Throughout the catalogue the authors focus the reader's attention on what Teniers painted with little discussion of how he painted. Most notably, the catalogue lacks a technical study of his methods and manner. Readers would have benefited from learning how Teniers worked and, perhaps, how his technique related to those of painters such as Brouwer. Likewise, only Reuter's essay on landscapes raises even briefly the issue of touch and handling. As she notes, in the eighteenth-century Joshua Reynolds lauded Teniers for his brilliant touch and his technical mastery. One is left to wonder if seventeenth-century audiences would have responded similarly, especially sophisticated clients like Leopold William who were avid connoisseurs of paintings.
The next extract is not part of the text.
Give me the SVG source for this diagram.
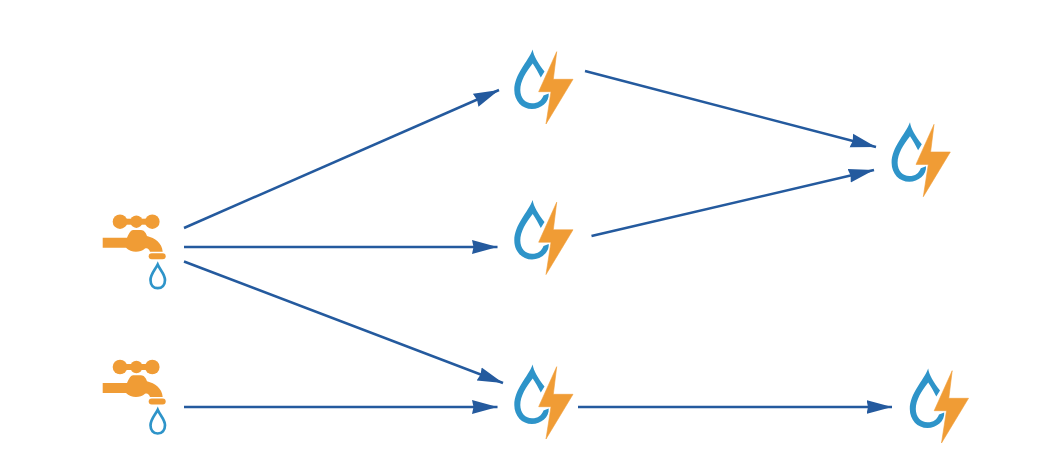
<svg xmlns="http://www.w3.org/2000/svg" width="1053" height="458" viewBox="0 0 1053 458">
<style>
.o{fill:#f09c35}
.p{fill:#f09c35;stroke:#f09c35;stroke-width:.6;stroke-linejoin:round}
.b{fill:#2e94c9}
.d{fill:none;stroke:#2e94c9;stroke-width:2.7}
.c{fill:none;stroke:#245a9e;stroke-width:2.5;marker-end:url(#h)}
</style>
<defs>
<marker id="h" markerUnits="userSpaceOnUse" markerWidth="28" markerHeight="16" refX="25.500" refY="7.500" orient="auto"><path d="M0 0.500L25.500 7.500L0 14.500L1.500 7.500Z" fill="#245a9e"/></marker>
<g id="power">
<path class="b" d="M532.700 49.500C533.500 56 538 63 544.500 71.500L540.800 77.500C538.500 73 535.500 67.500 532.700 63.500C526 72 520.300 81 520.300 90C520.300 98 525.500 103.300 532 103.300C538 103.300 541.500 100.500 543.500 95.500L548.700 93.500C549.500 102 541 109 532 109C522 109 514.300 101 514.300 90C514.300 74 528 62 532.700 49.500Z"/>
<path class="p" d="M556.700 51.700L553.300 79.300L573 79.300L546 124L551 91.700L538.700 91.700Z"/>
</g>
<g id="tap">
<circle class="o" cx="120" cy="221.700" r="7.300"/><circle class="o" cx="152.300" cy="221.700" r="7.300"/><circle class="o" cx="136.400" cy="221.700" r="6.200"/>
<rect class="o" x="120" y="218.700" width="32" height="6"/>
<path class="o" d="M102.700 237.700H127C129 233 131 230 133 230H141C144 230 146 233 147 236C155 238 162 243 162.700 251.700H150C149 248.500 147 247.500 145 248.500C140 253 131 253 126 247.700H102.700Z"/>
<rect class="o" x="148.700" y="253.300" width="17" height="6" rx="3"/>
<path class="d" d="M157.700 264.500C155 270 150.500 274 150.500 280C150.500 285 153.500 288.200 157.700 288.200C162 288.200 165 285 165 280C165 274 160 270 157.700 264.500Z"/>
</g>
</defs>
<g id="connectors">
<path class="c" d="M184 228L499 90"/>
<path class="c" d="M184 247L497.500 247"/>
<path class="c" d="M184 261.500L503 383"/>
<path class="c" d="M184 407L497.500 407"/>
<path class="c" d="M585 71L876 147"/>
<path class="c" d="M591.500 236L874 170"/>
<path class="c" d="M578 407L892 407"/>
</g>
<g id="tap1"><use href="#tap"/></g>
<g id="tap2"><use href="#tap" y="145.300"/></g>
<g id="power1"><use href="#power"/></g>
<g id="power2"><use href="#power" y="150.500"/></g>
<g id="power3"><use href="#power" y="315"/></g>
<g id="power4"><use href="#power" x="377.300" y="72.700"/></g>
<g id="power5"><use href="#power" x="395.500" y="319"/></g>
</svg>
Despite the above omissions, Lüdke and Klinge's catalogue possesses considerable value. The lavish illustrations form a much needed image bank of Teniers's accomplishments, and seventeenth-century Flemish genre painting. The text furthers our understanding of one of the leading, if often neglected, painters of the period by continuing to place him within the context of his time. As Klinge was one of the co-editors of the volume, the catalogue follows her earlier studies of the artist, but also updates them by devoting greater attention to the sophistication of his imagery and the history of collecting his works.


[1] Mariët Westermann: The Amusements of Jan Steen: Comic Painting in the Seventeenth Century, Waanders 1997; Mariët Westermann: Jan Miense Molenaer in the Comic Mode, in: Dennis P. Weller (ed.): Jan Miense Molenaer: Painter of the Dutch Golden Age, Exhib. Cat., North Carolina Museum of Art, Raleigh 2002/03, 43-62. Walter Gibson's Pieter Bruegel and the Art of Laughter, University of California Press, 2006 appeared in press too recently to have been considered in the Karlsruhe catalogue, but might prove useful to subsequent scholarship on Teniers.